Societe Generale strategist warns US near recession
September 02, 2016
- Edwards: “The only thing keeping the US out of recession is the US consumer. It is difficult to say consumption is driving the economy forward; rather it is like a wood, worm-ridden crutch creaking under the strain of holding up a dead weight economy. This recovery, the fourth longest in history, is surely nearing its end.”
- “This support is about to be kicked away.”
- “Current trend resembles 2007.”
- “One key and imminent risk for the consumer is a rapid pick-up in headline CPI inflation as the weak oil price of H2 last year starts to drop out of the yoy calculations.”
- “Headline CPI inflation is set to rise rapidly from the one percent where it has hovered for the past six months and to converge with core CPI, standing at 2.25 percent.”
- “That will sap some 1.25 percent from real personal disposable income growth, which will decelerate rapidly, removing the key prop for recent moderate robust consumption growth.”
- Consumption makes up 70 percent of the US GDP.
(VERO BEACH, FL) The American economy may soon plunge into recession, as consumer strength is showing signs of weakening, says Societe Generale strategist Albert Edwards. Consumption makes up 70 percent of the US gross domestic product.
However, this support is “about to be kicked away,” the analyst said.
“The only thing keeping the US out of recession is the US consumer. It is difficult to say consumption is driving the economy forward; rather it is like a wood, worm-ridden crutch creaking under the strain of holding up a dead weight economy. This recovery, the fourth longest in history, is surely nearing its end,” Edwards wrote, quoted by Business Insider.
According him, the current trend resembles 2007, when robust consumption tempered economic contraction in the first quarter, but by November the economy fell into recession.
Growing inflation and higher prices will make consumers more cautious about their purchases, Edwards said.
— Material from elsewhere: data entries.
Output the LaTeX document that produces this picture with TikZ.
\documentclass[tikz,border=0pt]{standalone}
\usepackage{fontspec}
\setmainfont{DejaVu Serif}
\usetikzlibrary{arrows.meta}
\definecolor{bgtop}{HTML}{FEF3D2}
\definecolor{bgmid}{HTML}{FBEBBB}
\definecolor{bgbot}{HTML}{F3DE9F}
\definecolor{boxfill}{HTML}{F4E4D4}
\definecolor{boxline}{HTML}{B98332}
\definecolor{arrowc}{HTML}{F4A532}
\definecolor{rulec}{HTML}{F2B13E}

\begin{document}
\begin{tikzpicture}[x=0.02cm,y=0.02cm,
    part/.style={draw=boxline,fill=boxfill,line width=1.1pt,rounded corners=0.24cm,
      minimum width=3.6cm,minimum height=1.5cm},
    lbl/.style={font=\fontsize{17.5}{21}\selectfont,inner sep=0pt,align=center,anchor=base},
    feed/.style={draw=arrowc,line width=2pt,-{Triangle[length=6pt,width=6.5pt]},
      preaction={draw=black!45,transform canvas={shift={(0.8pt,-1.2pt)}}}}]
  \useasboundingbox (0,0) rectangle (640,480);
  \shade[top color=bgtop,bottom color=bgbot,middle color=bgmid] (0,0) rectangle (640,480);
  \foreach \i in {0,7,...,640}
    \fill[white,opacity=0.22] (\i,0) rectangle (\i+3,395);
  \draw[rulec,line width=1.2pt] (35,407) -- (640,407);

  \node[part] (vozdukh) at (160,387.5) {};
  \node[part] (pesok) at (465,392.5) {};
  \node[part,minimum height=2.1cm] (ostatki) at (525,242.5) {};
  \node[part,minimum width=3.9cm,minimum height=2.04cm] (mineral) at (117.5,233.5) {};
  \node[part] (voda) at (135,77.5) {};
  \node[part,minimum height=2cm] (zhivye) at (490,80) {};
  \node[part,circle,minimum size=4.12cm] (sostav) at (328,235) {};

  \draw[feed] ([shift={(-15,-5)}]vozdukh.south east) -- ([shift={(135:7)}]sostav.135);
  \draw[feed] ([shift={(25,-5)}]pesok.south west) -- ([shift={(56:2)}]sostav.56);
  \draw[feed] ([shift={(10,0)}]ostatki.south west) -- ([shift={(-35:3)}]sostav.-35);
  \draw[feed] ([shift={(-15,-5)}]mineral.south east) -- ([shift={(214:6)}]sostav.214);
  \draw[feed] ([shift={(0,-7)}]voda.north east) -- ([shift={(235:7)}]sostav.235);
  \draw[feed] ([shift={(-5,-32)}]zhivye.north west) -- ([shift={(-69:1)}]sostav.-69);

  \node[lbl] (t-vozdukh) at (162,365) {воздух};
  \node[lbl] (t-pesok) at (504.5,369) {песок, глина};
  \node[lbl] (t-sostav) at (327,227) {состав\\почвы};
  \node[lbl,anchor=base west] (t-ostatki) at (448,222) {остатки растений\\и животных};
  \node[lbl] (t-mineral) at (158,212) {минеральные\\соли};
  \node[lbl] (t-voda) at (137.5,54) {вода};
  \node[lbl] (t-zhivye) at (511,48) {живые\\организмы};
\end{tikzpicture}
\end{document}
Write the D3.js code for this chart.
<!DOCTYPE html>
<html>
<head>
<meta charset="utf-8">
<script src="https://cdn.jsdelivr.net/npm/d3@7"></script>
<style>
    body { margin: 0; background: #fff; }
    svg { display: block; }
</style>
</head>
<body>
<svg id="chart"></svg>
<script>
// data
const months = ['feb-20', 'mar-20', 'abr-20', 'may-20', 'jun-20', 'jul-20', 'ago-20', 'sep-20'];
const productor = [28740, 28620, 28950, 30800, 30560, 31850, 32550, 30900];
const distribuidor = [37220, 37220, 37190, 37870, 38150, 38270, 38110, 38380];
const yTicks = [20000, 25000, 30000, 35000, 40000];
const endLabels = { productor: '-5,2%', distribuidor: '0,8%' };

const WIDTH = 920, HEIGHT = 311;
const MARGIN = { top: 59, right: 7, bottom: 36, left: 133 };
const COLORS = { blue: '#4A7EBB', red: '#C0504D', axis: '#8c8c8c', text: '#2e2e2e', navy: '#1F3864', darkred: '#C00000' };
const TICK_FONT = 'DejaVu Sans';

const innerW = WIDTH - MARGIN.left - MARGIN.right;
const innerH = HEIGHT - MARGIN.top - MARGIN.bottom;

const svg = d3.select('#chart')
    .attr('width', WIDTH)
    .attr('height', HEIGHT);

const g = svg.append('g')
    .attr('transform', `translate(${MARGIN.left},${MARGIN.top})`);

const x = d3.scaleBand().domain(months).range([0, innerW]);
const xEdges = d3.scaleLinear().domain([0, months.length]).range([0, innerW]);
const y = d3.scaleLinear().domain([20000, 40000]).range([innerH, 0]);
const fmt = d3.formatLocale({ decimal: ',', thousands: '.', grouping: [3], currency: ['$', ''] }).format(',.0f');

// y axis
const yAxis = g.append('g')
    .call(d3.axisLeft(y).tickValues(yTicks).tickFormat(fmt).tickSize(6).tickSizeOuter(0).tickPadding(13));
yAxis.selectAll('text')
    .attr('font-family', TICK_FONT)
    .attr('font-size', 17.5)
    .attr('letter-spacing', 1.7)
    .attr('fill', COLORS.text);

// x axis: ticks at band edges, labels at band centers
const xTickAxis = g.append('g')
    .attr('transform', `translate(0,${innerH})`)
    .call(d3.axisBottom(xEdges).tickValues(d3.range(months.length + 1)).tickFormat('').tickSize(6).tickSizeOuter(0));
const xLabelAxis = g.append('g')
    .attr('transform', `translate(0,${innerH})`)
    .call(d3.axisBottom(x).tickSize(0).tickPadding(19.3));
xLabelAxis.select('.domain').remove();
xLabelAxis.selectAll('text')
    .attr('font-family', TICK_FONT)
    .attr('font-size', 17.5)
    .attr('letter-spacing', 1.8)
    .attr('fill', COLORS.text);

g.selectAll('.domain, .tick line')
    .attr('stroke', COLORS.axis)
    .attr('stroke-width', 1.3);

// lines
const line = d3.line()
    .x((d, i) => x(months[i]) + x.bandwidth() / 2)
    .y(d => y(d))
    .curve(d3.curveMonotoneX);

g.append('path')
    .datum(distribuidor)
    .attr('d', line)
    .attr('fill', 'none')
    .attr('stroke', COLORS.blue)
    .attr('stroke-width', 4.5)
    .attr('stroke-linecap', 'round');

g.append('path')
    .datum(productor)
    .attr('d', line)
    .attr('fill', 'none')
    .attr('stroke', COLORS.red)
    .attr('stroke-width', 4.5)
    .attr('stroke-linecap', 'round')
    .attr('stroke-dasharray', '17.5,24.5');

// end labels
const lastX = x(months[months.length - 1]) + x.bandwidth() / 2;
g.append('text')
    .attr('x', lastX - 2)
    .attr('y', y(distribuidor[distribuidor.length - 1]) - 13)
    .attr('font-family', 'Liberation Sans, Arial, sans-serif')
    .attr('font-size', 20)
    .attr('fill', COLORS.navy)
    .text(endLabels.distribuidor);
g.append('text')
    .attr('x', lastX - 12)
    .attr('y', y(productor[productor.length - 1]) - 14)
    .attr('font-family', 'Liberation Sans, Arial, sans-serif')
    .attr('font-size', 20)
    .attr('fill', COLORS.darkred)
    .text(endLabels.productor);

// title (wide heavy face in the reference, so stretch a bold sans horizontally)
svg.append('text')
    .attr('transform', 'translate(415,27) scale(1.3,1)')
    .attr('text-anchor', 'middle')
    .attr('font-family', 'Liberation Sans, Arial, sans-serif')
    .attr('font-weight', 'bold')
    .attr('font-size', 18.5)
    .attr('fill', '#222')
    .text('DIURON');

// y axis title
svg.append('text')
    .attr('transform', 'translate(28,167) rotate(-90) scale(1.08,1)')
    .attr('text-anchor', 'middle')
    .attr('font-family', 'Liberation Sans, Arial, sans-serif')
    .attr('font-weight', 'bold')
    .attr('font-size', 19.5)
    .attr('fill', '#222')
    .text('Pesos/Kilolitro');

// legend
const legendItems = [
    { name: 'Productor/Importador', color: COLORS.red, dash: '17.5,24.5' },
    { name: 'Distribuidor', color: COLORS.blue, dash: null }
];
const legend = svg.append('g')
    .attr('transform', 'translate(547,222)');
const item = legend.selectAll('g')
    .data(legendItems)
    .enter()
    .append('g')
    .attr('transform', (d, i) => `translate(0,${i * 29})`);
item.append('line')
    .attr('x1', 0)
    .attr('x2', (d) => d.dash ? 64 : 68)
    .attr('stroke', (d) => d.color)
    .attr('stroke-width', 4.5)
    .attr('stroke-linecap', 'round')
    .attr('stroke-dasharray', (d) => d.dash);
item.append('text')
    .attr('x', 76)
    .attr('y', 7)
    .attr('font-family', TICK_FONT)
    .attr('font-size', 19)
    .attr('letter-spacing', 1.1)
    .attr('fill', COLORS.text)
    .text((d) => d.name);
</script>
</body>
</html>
“One key and imminent risk for the consumer is a rapid pick-up in headline CPI inflation as the weak oil price of H2 last year starts to drop out of the yoy calculations. Headline CPI inflation is set to rise rapidly from the one percent where it has hovered for the past six months and to converge with core CPI, standing at 2.25 percent. That will sap some 1.25 percent from real personal disposable income growth, which will decelerate rapidly, removing the key prop for recent moderate robust consumption growth.”
A tight labor market may prop up wages, though, said Edwards.
“But with the Fed confronted with a traditional end-of-cycle, tight labor market with accelerating headline CPI and wages, the pressure to hike rates aggressively will be fierce. Perhaps the next recession will be of the normal, made in Washington variety after all,” he wrote.